A lifetime on the farm
As is common in farming families, Andrew left school at 16 and worked full-time on the farm for a low wage, living in a converted cottage on the farm, later with his wife and children too. His parents repeatedly led Andrew to believe that he would inherit a significant portion of Tump Farm.
Regrettably, the relationship between Andrew and his father broke down. In April 2015, 32 years after Andrew started working full-time on the farm – often on less than minimum wage – his parents’ solicitor wrote to Andrew dissolving the partnership, forcing Andrew to seek work elsewhere. They also gave Andrew and his family three months to leave their cottage. David Guest made a further Will, disinheriting Andrew completely in favour of his younger brother in 2018.
Andrew brought a claim in the High Court against his parents on the basis of the doctrine of proprietary estoppel. In essence, this allows a person to ask the Court to intervene if:

  1. There has been a promise or assurance made by a person (A) to another (B) which creates an expectation that B has or would become entitled to a right or interest in A’s land;
  2. That promise or assurance was relied on by B;
  3. B has suffered detriment as a result of relying on the promise or assurance; and
  4. It would be unconscionable, in all the circumstances, to allow A to go back on their promise or assurance.

£1.3 million judgement
His Honour Judge Russen QC accepted Andrew’s evidence that his parents repeatedly led him to believe that he would inherit a significant part of the farm, stating that it was unconscionable for the parents to go back on this promise.
As a result, the High Court awarded Andrew a clean break lump sum payment of 50 per cent of the value of the dairy farming business and 40 per cent of the value of the farm to start a life elsewhere, together valued at more than £1.3 million. Effectively this is what his parents had promised him he would inherit.

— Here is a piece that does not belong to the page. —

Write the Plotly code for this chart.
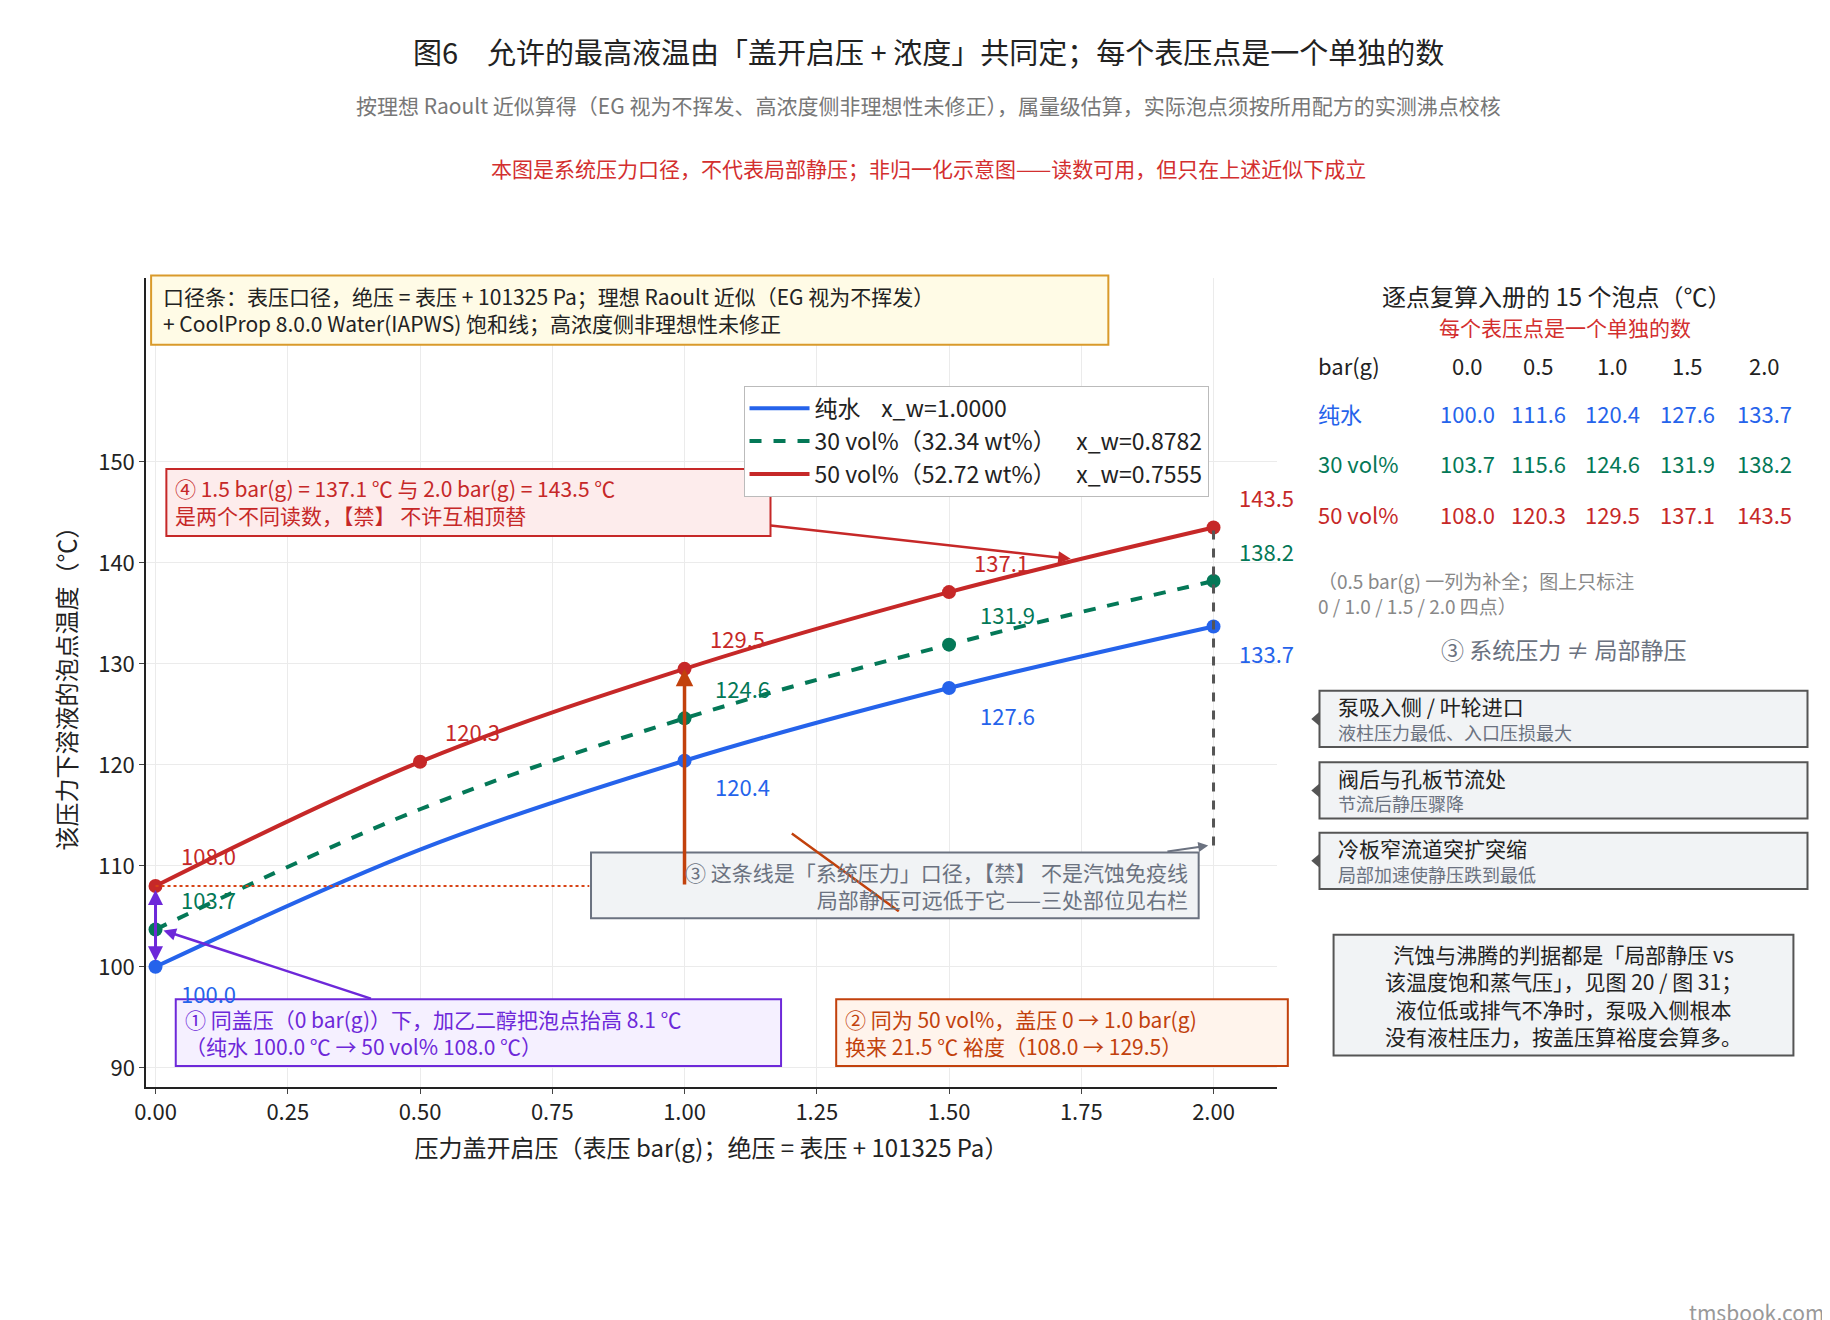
import plotly.graph_objects as go

# 数据
pressure = [0.0, 0.5, 1.0, 1.5, 2.0]
water = [100.0, 111.6, 120.4, 127.6, 133.7]
eg30 = [103.7, 115.6, 124.6, 131.9, 138.2]
eg50 = [108.0, 120.3, 129.5, 137.1, 143.5]
marked_p = [0.0, 1.0, 1.5, 2.0]
col_labels = ["0.0", "0.5", "1.0", "1.5", "2.0"]

W, H = 1830, 1320
ML, MR, MT, MB = 138, 561, 270, 241
FONT = "Noto Sans CJK SC"
BLUE, GREEN, RED = "#2563eb", "#047857", "#c62828"
PURPLE, ORANGE, GREY = "#6d28d9", "#c2410c", "#6b7280"
S = 1830 / 1560


def px(vx, vy):
    # 参考图坐标 (1560x1125) -> paper（相对绘图区）
    rx, ry = vx * S, vy * S
    return (rx - ML) / (W - ML - MR), (H - MB - ry) / (H - MT - MB)


def pick(xs, ys, keep):
    return [y for x, y in zip(xs, ys) if x in keep]


fig = go.Figure()
fig.add_trace(go.Scatter(x=pressure, y=water, mode="lines", line=dict(color=BLUE, width=4, shape="spline"),
                         name="纯水    x_w=1.0000"))
fig.add_trace(go.Scatter(x=pressure, y=eg30, mode="lines", line=dict(color=GREEN, width=4, dash="dash", shape="spline"),
                         name="30 vol%（32.34 wt%）    x_w=0.8782"))
fig.add_trace(go.Scatter(x=pressure, y=eg50, mode="lines", line=dict(color=RED, width=4, shape="spline"),
                         name="50 vol%（52.72 wt%）    x_w=0.7555"))
fig.add_trace(go.Scatter(x=marked_p, y=pick(pressure, water, marked_p), mode="markers",
                         marker=dict(color=BLUE, size=14), showlegend=False))
fig.add_trace(go.Scatter(x=marked_p, y=pick(pressure, eg30, marked_p), mode="markers",
                         marker=dict(color=GREEN, size=14), showlegend=False))
fig.add_trace(go.Scatter(x=pressure, y=eg50, mode="markers",
                         marker=dict(color=RED, size=14), showlegend=False))

ann = []
shapes = []

# 点标注
for series, color, dx_dy in [(water, BLUE, [(0.1, -2.6), None, (0.11, -2.5), (0.11, -2.7), (0.1, -2.6)]),
                             (eg30, GREEN, [(0.1, 3.0), None, (0.11, 3.0), (0.11, 3.0), (0.1, 3.0)]),
                             (eg50, RED, [(0.1, 3.1), (0.1, 3.0), (0.1, 3.1), (0.1, 3.0), (0.1, 3.0)])]:
    for p, v, d in zip(pressure, series, dx_dy):
        if d is None:
            continue
        ann.append(dict(x=p + d[0], y=v + d[1], xref="x", yref="y", text=f"{v:.1f}", showarrow=False,
                        font=dict(color=color, size=22), xanchor="center"))

# 辅助线
shapes.append(dict(type="line", xref="x", yref="y", x0=0, x1=0.82, y0=eg50[0], y1=eg50[0],
                   line=dict(color="#d84315", width=2, dash="dot")))
shapes.append(dict(type="line", xref="x", yref="y", x0=2.0, x1=2.0, y0=112, y1=eg50[4],
                   line=dict(color="#555", width=3, dash="dash")))
ann.append(dict(x=1.0, y=eg50[2], ax=1.0, ay=eg50[0], xref="x", yref="y", axref="x", ayref="y", text="",
                showarrow=True, arrowhead=2, arrowwidth=3.5, arrowcolor=ORANGE))
ann.append(dict(x=0.0, y=eg50[0] - 0.4, ax=0.0, ay=water[0] + 0.4, xref="x", yref="y", axref="x", ayref="y",
                text="", showarrow=True, arrowhead=2, startarrowhead=2, arrowside="end+start",
                arrowwidth=3, arrowcolor=PURPLE))
ann.append(dict(x=0.015, y=103.6, ax=0.41, ay=96.8, xref="x", yref="y", axref="x", ayref="y", text="",
                showarrow=True, arrowhead=2, arrowwidth=2.5, arrowcolor=PURPLE))
ann.append(dict(x=1.73, y=140.4, ax=1.16, ay=143.7, xref="x", yref="y", axref="x", ayref="y", text="",
                showarrow=True, arrowhead=2, arrowwidth=2.5, arrowcolor=RED))
ann.append(dict(x=1.99, y=112.0, ax=1.91, ay=111.4, xref="x", yref="y", axref="x", ayref="y", text="",
                showarrow=True, arrowhead=2, arrowwidth=2, arrowcolor=GREY))
ann.append(dict(x=1.405, y=105.5, ax=1.2, ay=113.3, xref="x", yref="y", axref="x", ayref="y", text="",
                showarrow=True, arrowhead=0, arrowwidth=2.5, arrowcolor=ORANGE))


def box(x0, y0, x1, y1, border, bg, width=2):
    a, b = px(x0, y0)
    c, d = px(x1, y1)
    shapes.append(dict(type="rect", xref="paper", yref="paper", x0=a, x1=c, y0=d, y1=b,
                       line=dict(color=border, width=width), fillcolor=bg, layer="above"))


def text(vx, vy, s, color="#222", size=20, xanchor="left", align="left", yanchor="middle"):
    x, y = px(vx, vy)
    ann.append(dict(x=x, y=y, xref="paper", yref="paper", text=s, showarrow=False, xanchor=xanchor,
                    yanchor=yanchor, align=align, font=dict(color=color, size=size)))


# 标题
text(785, 37, "图6　允许的最高液温由「盖开启压 + 浓度」共同定；每个表压点是一个单独的数", "#222", 29, "center")
text(785, 83, "按理想 Raoult 近似算得（EG 视为不挥发、高浓度侧非理想性未修正），属量级估算，实际泡点须按所用配方的实测沸点校核",
     "#777", 21, "center")
text(785, 136, "本图是系统压力口径，不代表局部静压；非归一化示意图——读数可用，但只在上述近似下成立", "#d32f2f", 21, "center")

# 框内说明
box(122, 228, 938, 287, "#d99a2b", "#fffbe6")
text(130, 257, "口径条：表压口径，绝压 = 表压 + 101325 Pa；理想 Raoult 近似（EG 视为不挥发）<br>+ CoolProp 8.0.0 Water(IAPWS) 饱和线；高浓度侧非理想性未修正", "#222", 21)
box(135, 393, 650, 450, "#c62828", "#fdecec")
text(141, 421, "④ 1.5 bar(g) = 137.1 ℃ 与 2.0 bar(g) = 143.5 ℃<br>是两个不同读数，【禁】 不许互相顶替", RED, 21)
box(497, 720, 1015, 776, GREY, "#f1f3f5")
text(1008, 748, "③ 这条线是「系统压力」口径，【禁】 不是汽蚀免疫线<br>局部静压可远低于它——三处部位见右栏", GREY, 21, "right", "right")
box(143, 845, 659, 902, PURPLE, "#f5f0ff")
text(149, 873, "① 同盖压（0 bar(g)）下，加乙二醇把泡点抬高 8.1 ℃<br>（纯水 100.0 ℃ → 50 vol% 108.0 ℃）", PURPLE, 21)
box(706, 845, 1091, 902, ORANGE, "#fff4ec")
text(712, 873, "② 同为 50 vol%，盖压 0 → 1.0 bar(g)<br>换来 21.5 ℃ 裕度（108.0 → 129.5）", ORANGE, 21)

# 右栏
text(1320, 245, "逐点复算入册的 15 个泡点（℃）", "#222", 24, "center")
text(1327, 272, "每个表压点是一个单独的数", "#d32f2f", 21, "center")
col_x = [1244, 1305, 1368, 1432, 1497]
text(1115, 304, "bar(g)", "#222", 22)
for cx, lab in zip(col_x, col_labels):
    text(cx, 304, lab, "#222", 22, "center")
for yy, lab, series, color in [(345, "纯水", water, BLUE), (388, "30 vol%", eg30, GREEN), (431, "50 vol%", eg50, RED)]:
    text(1115, yy, lab, color, 22)
    for cx, v in zip(col_x, series):
        text(cx, yy, f"{v:.1f}", color, 22, "center")
text(1115, 499, "（0.5 bar(g) 一列为补全；图上只标注<br>0 / 1.0 / 1.5 / 2.0 四点）", "#888", 19)
text(1326, 546, "③ 系统压力 ≠ 局部静压", GREY, 23, "center")
for y0, title, sub in [(582, "泵吸入侧 / 叶轮进口", "液柱压力最低、入口压损最大"),
                       (643, "阀后与孔板节流处", "节流后静压骤降"),
                       (703, "冷板窄流道突扩突缩", "局部加速使静压跌到最低")]:
    box(1118, y0, 1534, y0 + 48, "#555", "#f1f3f5")
    text(1132, y0 + 13, title, "#222", 21)
    text(1132, y0 + 35, sub, GREY, 18)
    a, b = px(1111, y0 + 24)
    c, d = px(1118, y0 + 18)
    e, f = px(1118, y0 + 30)
    shapes.append(dict(type="path", xref="paper", yref="paper",
                       path=f"M {a} {b} L {c} {d} L {e} {f} Z", fillcolor="#555", line=dict(width=0)))
box(1130, 790, 1522, 893, "#555", "#f1f3f5")
text(1326, 841, "汽蚀与沸腾的判据都是「局部静压 vs<br>该温度饱和蒸气压」，见图 20 / 图 31；<br>液位低或排气不净时，泵吸入侧根本<br>没有液柱压力，按盖压算裕度会算多。",
     "#222", 21, "center", "center")
text(1550, 1112, "tmsbook.com", "#999", 21, "right")

lx, ly = px(627, 322)
fig.update_layout(
    width=W, height=H, plot_bgcolor="white", paper_bgcolor="white",
    font=dict(family=FONT, size=20, color="#222"),
    margin=dict(l=ML, r=MR, t=MT, b=MB),
    legend=dict(x=lx, y=ly, xanchor="left", yanchor="top", bgcolor="white", bordercolor="#bbb",
                borderwidth=1, font=dict(size=23), itemwidth=60, tracegroupgap=2),
    annotations=ann, shapes=shapes,
)
fig.update_xaxes(range=[-0.018, 2.12], tickvals=[0, 0.25, 0.5, 0.75, 1.0, 1.25, 1.5, 1.75, 2.0],
                 ticktext=["0.00", "0.25", "0.50", "0.75", "1.00", "1.25", "1.50", "1.75", "2.00"],
                 showgrid=True, gridcolor="#ebebeb", showline=True, linecolor="#222", linewidth=1.5,
                 ticks="outside", tickfont=dict(size=22), zeroline=False,
                 title=dict(text="压力盖开启压（表压 bar(g)；绝压 = 表压 + 101325 Pa）", font=dict(size=24)))
fig.update_yaxes(range=[88.1, 168.2], tickvals=[90, 100, 110, 120, 130, 140, 150],
                 showgrid=True, gridcolor="#ebebeb", showline=True, linecolor="#222", linewidth=1.5,
                 ticks="outside", tickfont=dict(size=22), zeroline=False,
                 title=dict(text="该压力下溶液的泡点温度（℃）", font=dict(size=24)))

fig.write_html("out.html")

The Judge recognised that this would almost certainly mean that the farm would have to be sold in order to satisfy the Judgment.

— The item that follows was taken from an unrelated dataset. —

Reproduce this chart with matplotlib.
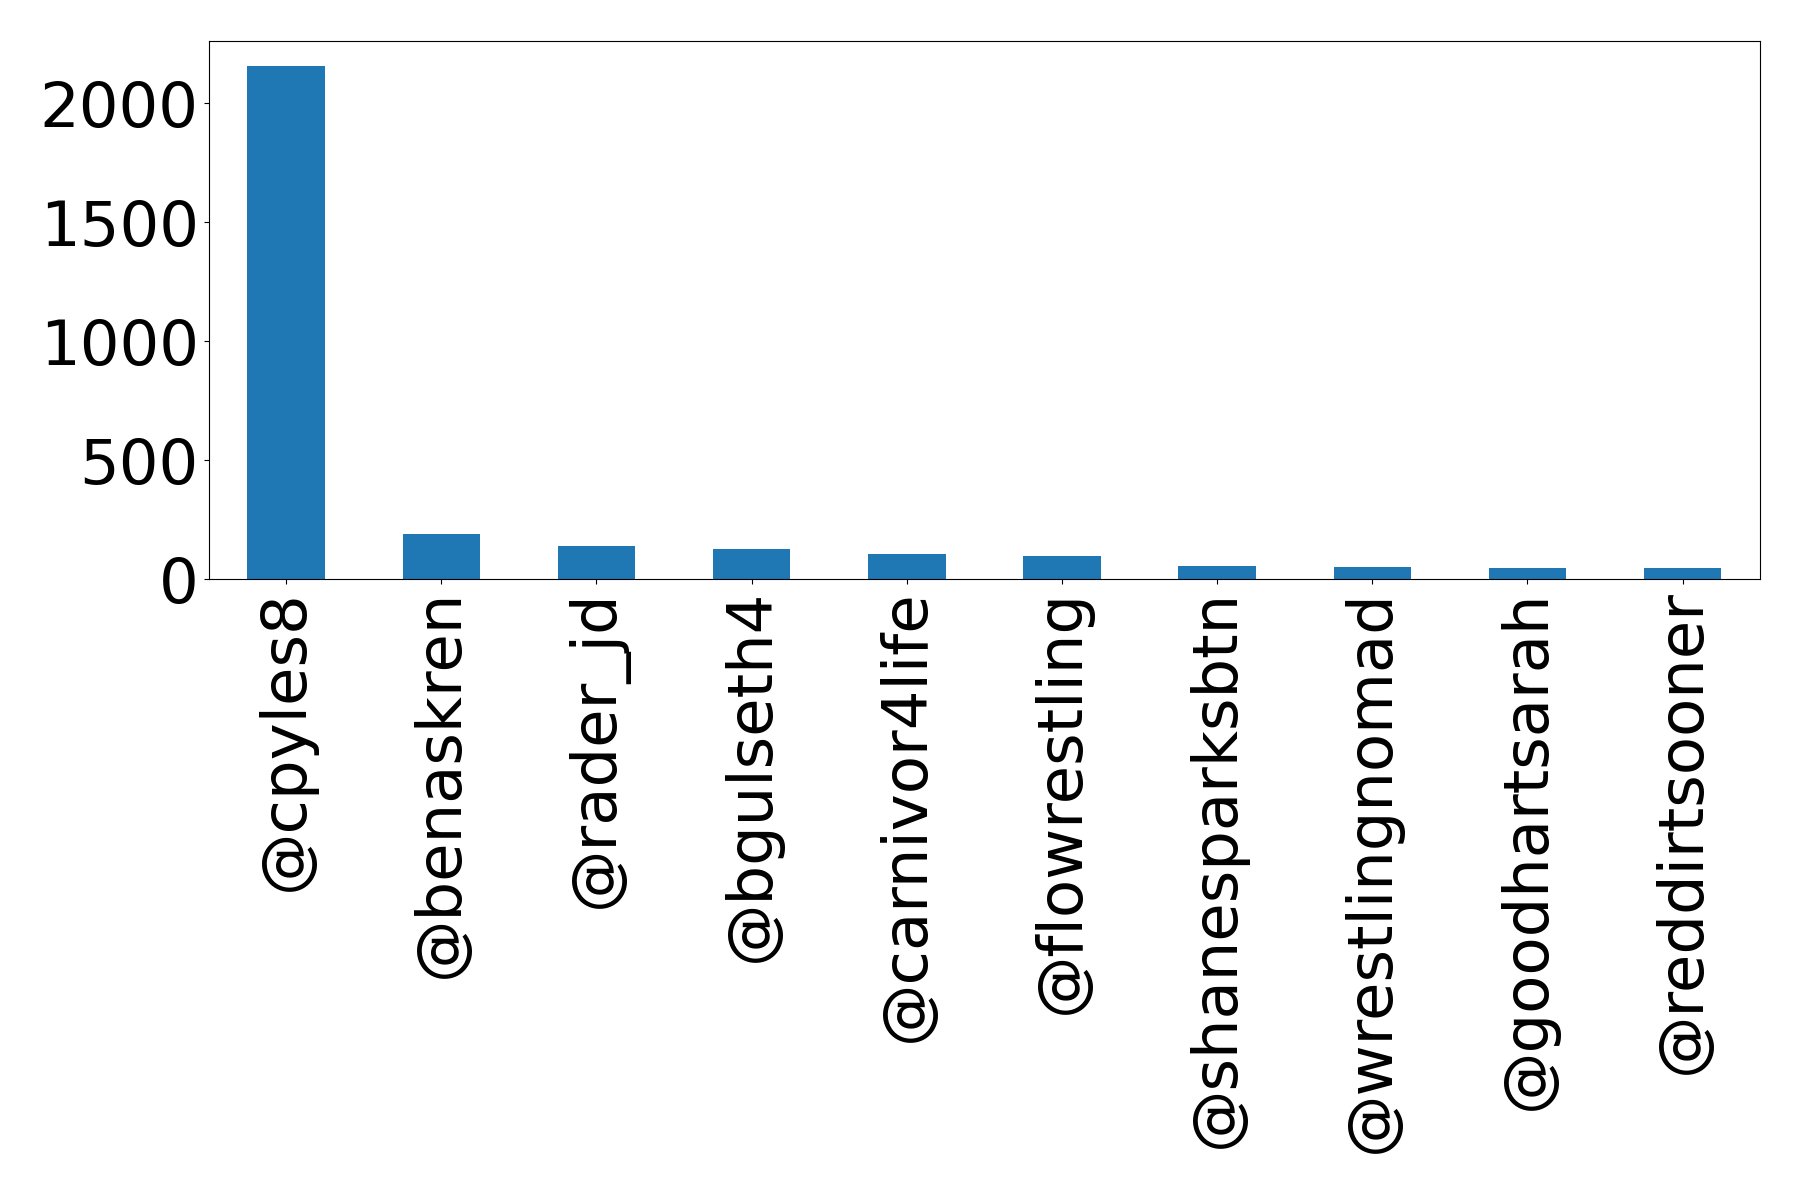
import matplotlib
matplotlib.use('Agg')
import matplotlib.pyplot as plt

# Top tweeters and their tweet counts
users = ['@cpyles8', '@benaskren', '@rader_jd', '@bgulseth4', '@carnivor4life',
         '@flowrestling', '@shanesparksbtn', '@wrestlingnomad', '@goodhartsarah',
         '@reddirtsooner']
counts = [2155, 190, 140, 128, 108, 98, 58, 50, 49, 48]
yticks = [0, 500, 1000, 1500, 2000]

fig = plt.figure(figsize=(17.98, 11.92), dpi=100)
ax = fig.add_axes([0.116, 0.514, 0.863, 0.452])

x = range(len(users))
ax.bar(x, counts, width=0.5, color='#1f77b4')
ax.set_xticks(list(x))
ax.set_xticklabels(users, rotation=90)
ax.set_yticks(yticks)
ax.set_xlim(-0.5, len(users) - 0.5)
ax.tick_params(axis='both', labelsize=45)

fig.savefig('out.png', dpi=100)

The parents were granted permission to appeal to the Court of Appeal on the question of remedy; what sum of money the parents should pay to Andrew as a result of their unconscionable conduct. The Court of Appeal roundly rejected Andrew’s parents’ arguments and upheld the original High Court award.
The parents were then granted permission to appeal to the Supreme Court on the way the award was calculated. David and Josephine Guest argued that relief should be calculated based on the detriment Andrew has suffered, rather than his expectation of inheritance.

Comprehensively dismissed
In a judgment handed down on 19 October 2022, the Supreme Court comprehensively dismissed this and warned that the detriment-based approach forms no part of proprietary estoppel law because it is the repudiation of the promised expectation which is the harm caused. The parents did, however, successfully appeal that immediately awarding Andrew his interest in the farm accelerated his inheritance – his parents never promised the farm to Andrew during their lifetimes.
David and Josephine Guest can now decide whether to sell the farm to achieve a ‘clean break’ or to put the farm into trust for Andrew to inherit on their deaths.
Agriculture specialists at national law firm Clarke Willmott LLP represented Andrew. Polly Ridgway from the team said: ‘Andrew’s parents put in place a series of measures which were designed to leave Andrew, in his fifties, with no home, no job, no savings, and no pension, despite a lifetime of hard work. Thankfully, the Supreme Court was prepared to use its powers to prevent this clear injustice and, as a result, Andrew will receive his inheritance promised to him either now (as an accelerated sum) or on his parents’ deaths. We are delighted to have helped Andrew achieve this result.
‘Aside from being a significant decision in this area of law, the case also highlights the need for those involved in or contemplating bringing inheritance disputes to get expert legal advice as soon as possible so as to avoid the situation Andrew’s parents now find themselves.’